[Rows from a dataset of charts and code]
════════
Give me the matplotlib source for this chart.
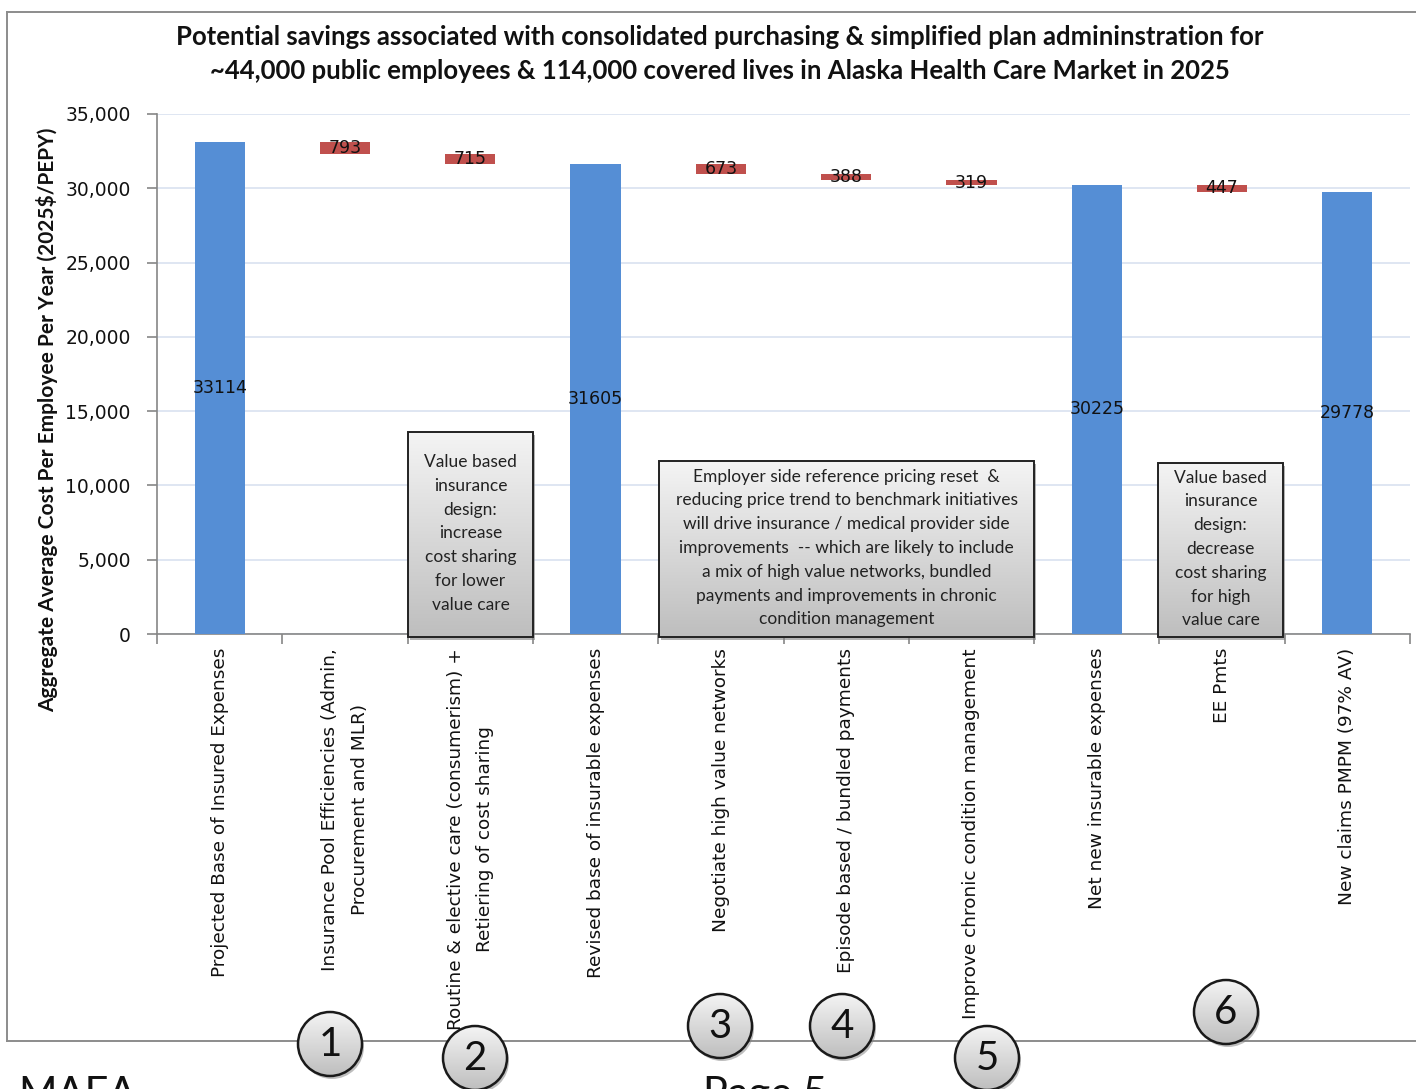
import matplotlib
matplotlib.use("Agg")
import matplotlib.pyplot as plt
import numpy as np
from matplotlib.patches import Rectangle, Circle
from matplotlib.lines import Line2D
from matplotlib.colors import LinearSegmentedColormap

# ---- data ----
categories = [
    "Projected Base of Insured Expenses",
    "Insurance Pool Efficiencies (Admin,\nProcurement and MLR)",
    "Routine & elective care (consumerism) +\nRetiering of cost sharing",
    "Revised base of insurable expenses",
    "Negotiate high value networks",
    "Episode based / bundled payments",
    "Improve chronic condition management",
    "Net new insurable expenses",
    "EE Pmts",
    "New claims PMPM (97% AV)",
]
values = [33114, 793, 715, 31605, 673, 388, 319, 30225, 447, 29778]
kinds = ["total", "saving", "saving", "total", "saving", "saving", "saving",
         "total", "saving", "total"]
y_ticks = [0, 5000, 10000, 15000, 20000, 25000, 30000, 35000]

title = ("Potential savings associated with consolidated purchasing & simplified plan admininstration for\n"
         "~44,000 public employees & 114,000 covered lives in Alaska Health Care Market in 2025")
y_label = "Aggregate Average Cost Per Employee Per Year (2025$/PEPY)"

notes = [
    "Value based\ninsurance\ndesign:\nincrease\ncost sharing\nfor lower\nvalue care",
    "Employer side reference pricing reset  &\nreducing price trend to benchmark initiatives\n"
    "will drive insurance / medical provider side\nimprovements  -- which are likely to include\n"
    "a mix of high value networks, bundled\npayments and improvements in chronic\ncondition management",
    "Value based\ninsurance\ndesign:\ndecrease\ncost sharing\nfor high\nvalue care",
]
badges = ["1", "2", "3", "4", "5", "6"]

BLUE = "#558ED5"
RED = "#C0504D"
CAL = ["Lato", "DejaVu Sans"]

W, H = 1416, 1089
fig = plt.figure(figsize=(W / 100, H / 100), dpi=100)
fig.patch.set_facecolor("white")

def fx(px):
    return px / W

def fy(py):
    return 1 - py / H

ax = fig.add_axes([fx(157), fy(634), fx(1410) - fx(157), fy(114) - fy(634)])

# ---- waterfall bars ----
bottoms, heights, colors = [], [], []
level = 0
for v, k in zip(values, kinds):
    if k == "total":
        bottoms.append(0)
        heights.append(v)
        colors.append(BLUE)
        level = v
    else:
        bottoms.append(level - v)
        heights.append(v)
        colors.append(RED)
        level -= v

x = np.arange(len(categories))
ax.bar(x, heights, bottom=bottoms, width=0.4, color=colors, zorder=3)
for xi, b, h in zip(x, bottoms, heights):
    ax.text(xi, b + h / 2, f"{h}", ha="center", va="center", fontsize=12.5,
            color="#111111", zorder=4)

ax.set_xlim(-0.5, len(categories) - 0.5)
ax.set_ylim(0, 35000)
ax.set_yticks(y_ticks)
ax.set_yticklabels([f"{t:,}" for t in y_ticks], fontsize=13.5, color="#111111")
ax.yaxis.grid(True, color="#D9E2F0", linewidth=1.2, zorder=0)
ax.set_axisbelow(True)
for s in ["top", "right"]:
    ax.spines[s].set_visible(False)
for s in ["left", "bottom"]:
    ax.spines[s].set_color("#868686")
    ax.spines[s].set_linewidth(1.2)
ax.tick_params(axis="y", length=7, width=1.2, color="#868686", pad=12)

ax.set_xticks(x)
ax.set_xticklabels(categories, rotation=90, ha="center", va="top",
                   fontsize=13.3, color="#111111", linespacing=1.8)
ax.tick_params(axis="x", which="major", length=0, pad=10)
ax.set_xticks(np.arange(-0.5, len(categories), 1), minor=True)
ax.tick_params(axis="x", which="minor", length=7, width=1.2, color="#868686")

fig.text(fx(47), fy(420), y_label, rotation=90, ha="center", va="center",
         fontsize=15, fontweight="bold", family=CAL, color="#111111")
fig.text(fx(720), fy(54), title, ha="center", va="center", fontsize=18.5,
         fontweight="bold", family=CAL, color="#111111", linespacing=1.5)

# ---- overlay in pixel coordinates ----
ov = fig.add_axes([0, 0, 1, 1], zorder=10)
ov.set_xlim(0, W)
ov.set_ylim(H, 0)
ov.axis("off")
ov.patch.set_alpha(0)

grad = np.linspace(0, 1, 256).reshape(-1, 1)
gray_cmap = LinearSegmentedColormap.from_list("g", ["#F4F4F4", "#BEBEBE"])

# frame
for xs, ys in [([7, 7], [12, 1041]), ([7, W], [12, 12]), ([7, W], [1041, 1041])]:
    ov.add_line(Line2D(xs, ys, color="#8C8C8C", linewidth=1.4, zorder=1))

def gradient_patch(patch, extent):
    im = ov.imshow(grad, cmap=gray_cmap, extent=extent, aspect="auto",
                   interpolation="bilinear", zorder=3)
    ov.add_patch(patch)
    im.set_clip_path(patch)

boxes = [(408, 432, 533, 637), (659, 461, 1034, 637), (1158, 463, 1283, 637)]
for (x0, y0, x1, y1), note in zip(boxes, notes):
    ov.add_patch(Rectangle((x0 + 2, y0 + 3), x1 - x0, y1 - y0, facecolor="#7F7F7F",
                           edgecolor="none", alpha=0.6, zorder=2))
    r = Rectangle((x0, y0), x1 - x0, y1 - y0, facecolor="none", edgecolor="#222222",
                  linewidth=1.4, zorder=4)
    gradient_patch(r, [x0, x1, y1, y0])
    ov.text((x0 + x1) / 2, (y0 + y1) / 2 - 1, note, ha="center", va="center",
            fontsize=12.5, family=CAL, color="#222222", linespacing=1.6, zorder=5)

badge_pos = [(330, 1044), (475, 1058), (720, 1026), (842, 1026), (987, 1058), (1226, 1012)]
for (cx, cy), b in zip(badge_pos, badges):
    ov.add_patch(Circle((cx + 2, cy + 3), 32, facecolor="#7F7F7F", edgecolor="none",
                        alpha=0.5, zorder=2))
    c = Circle((cx, cy), 32, facecolor="none", edgecolor="#1A1A1A", linewidth=1.8, zorder=4)
    gradient_patch(c, [cx - 32, cx + 32, cy + 32, cy - 32])
    ov.text(cx, cy + 1, b, ha="center", va="center", fontsize=29, family=CAL,
            color="#111111", zorder=5)

ov.set_xlim(0, W)
ov.set_ylim(H, 0)

# footer text, cut by the page edge
fig.text(fx(18), fy(1107), "MAFA", ha="left", va="baseline", fontsize=30,
         family=CAL, color="#111111")
fig.text(fx(703), fy(1107), "Page 5", ha="left", va="baseline", fontsize=30,
         family=CAL, color="#111111")

fig.savefig("out.png", dpi=100)
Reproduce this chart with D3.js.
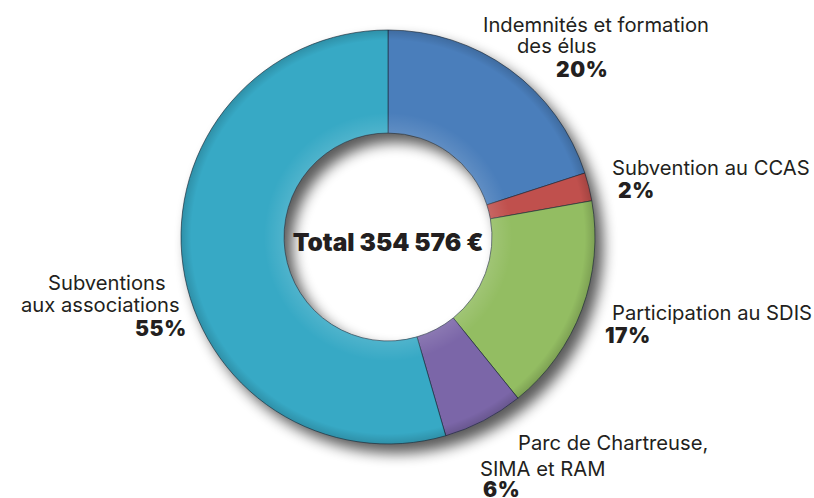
<!DOCTYPE html>
<html><head><meta charset="utf-8">
<script src="https://cdn.jsdelivr.net/npm/d3@7"></script>
<style>
html,body{margin:0;padding:0;background:#fff;}
svg{display:block;}
</style></head>
<body>
<svg id="chart" width="814" height="498"></svg>
<script>
// ---- data ----
const categories = ["Indemnités et formation des élus", "Subvention au CCAS", "Participation au SDIS", "Parc de Chartreuse, SIMA et RAM", "Subventions aux associations"];
const shares = [20, 2.2, 17, 6.3, 54.5];
const pctLabels = ["20%", "2%", "17%", "6%", "55%"];
const labelLines = [
  ["Indemnités et formation", "des élus"],
  ["Subvention au CCAS"],
  ["Participation au SDIS"],
  ["Parc de Chartreuse,", "SIMA et RAM"],
  ["Subventions", "aux associations"]
];
const colors = ["#4a7ebb", "#c0504d", "#93bd62", "#7b66a8", "#37a9c5"];
const totalLabel = "Total 354 576 €";

// ---- layout (positions only) ----
const cx = 388, cy = 237, rOuter = 207, rInner = 104;
const labelLayout = [
  {lines: [[483, 32], [517, 53]], pct: [556, 77]},
  {lines: [[612, 175]], pct: [618, 198]},
  {lines: [[612, 320]], pct: [605, 343]},
  {lines: [[518, 450], [480, 476]], pct: [483, 497]},
  {lines: [[48, 290], [21, 312]], pct: [135, 336]}
];

const svg = d3.select("#chart");
const defs = svg.append("defs");
const f = defs.append("filter").attr("id", "shadow")
  .attr("color-interpolation-filters", "sRGB")
  .attr("filterUnits", "userSpaceOnUse")
  .attr("x", -260).attr("y", -260).attr("width", 540).attr("height", 540);
f.append("feGaussianBlur").attr("in", "SourceAlpha").attr("stdDeviation", 7).attr("result", "b");
f.append("feOffset").attr("in", "b").attr("dx", 8).attr("dy", 9).attr("result", "o");
f.append("feComponentTransfer").attr("in", "o").attr("result", "o2")
  .append("feFuncA").attr("type", "linear").attr("slope", 0.65);
const m = f.append("feMerge");
m.append("feMergeNode").attr("in", "o2");
m.append("feMergeNode").attr("in", "SourceGraphic");

const rg = defs.append("radialGradient").attr("id", "shade")
  .attr("gradientUnits", "userSpaceOnUse").attr("cx", 0).attr("cy", 0).attr("r", rOuter);
rg.append("stop").attr("offset", rInner / rOuter).attr("stop-color", "#fff").attr("stop-opacity", 0.12);
rg.append("stop").attr("offset", 0.6).attr("stop-color", "#fff").attr("stop-opacity", 0);
rg.append("stop").attr("offset", 0.95).attr("stop-color", "#000").attr("stop-opacity", 0);
rg.append("stop").attr("offset", 1).attr("stop-color", "#000").attr("stop-opacity", 0.15);

const pie = d3.pie().sort(null).value(d => d);
const arc = d3.arc().innerRadius(rInner).outerRadius(rOuter);
const arcs = pie(shares);

const g = svg.append("g").attr("transform", `translate(${cx},${cy})`);
const ring = g.append("g").attr("filter", "url(#shadow)");
ring.selectAll("path.slice").data(arcs).join("path")
  .attr("class", "slice")
  .attr("d", arc)
  .attr("fill", (d, i) => colors[i])
  .attr("stroke", "#1d2b3a").attr("stroke-width", 0.9).attr("stroke-opacity", 0.7);
g.append("path")
  .attr("d", d3.arc().innerRadius(rInner).outerRadius(rOuter).startAngle(0).endAngle(2 * Math.PI)())
  .attr("fill", "url(#shade)").attr("pointer-events", "none");

// center text
svg.append("text").attr("x", cx).attr("y", 251)
  .attr("text-anchor", "middle")
  .attr("font-family", "Inter, sans-serif").attr("font-weight", 900)
  .attr("font-size", 24.5).attr("fill", "#231f20")
  .text(totalLabel);

// labels
const lab = svg.append("g").attr("fill", "#231f20");
labelLines.forEach((lines, i) => {
  const L = labelLayout[i];
  lines.forEach((t, j) => {
    lab.append("text").attr("x", L.lines[j][0]).attr("y", L.lines[j][1])
      .attr("font-family", "Inter, sans-serif").attr("font-weight", 400)
      .attr("font-size", 20.2).text(t);
  });
  lab.append("text").attr("x", L.pct[0]).attr("y", L.pct[1])
    .attr("font-family", "Inter, sans-serif").attr("font-weight", 900)
    .attr("font-size", 21).attr("letter-spacing", 0.6).text(pctLabels[i]);
});
</script>
</body></html>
════════
Take the lines above from the top of the records through the one with "from matplotlib.colors import" and repeat them exactly, without any pictures.

Give me the matplotlib source for this chart.
import matplotlib
matplotlib.use("Agg")
import matplotlib.pyplot as plt
import numpy as np
from matplotlib.patches import Rectangle, Circle
from matplotlib.lines import Line2D
from matplotlib.colors import LinearSegmentedColormap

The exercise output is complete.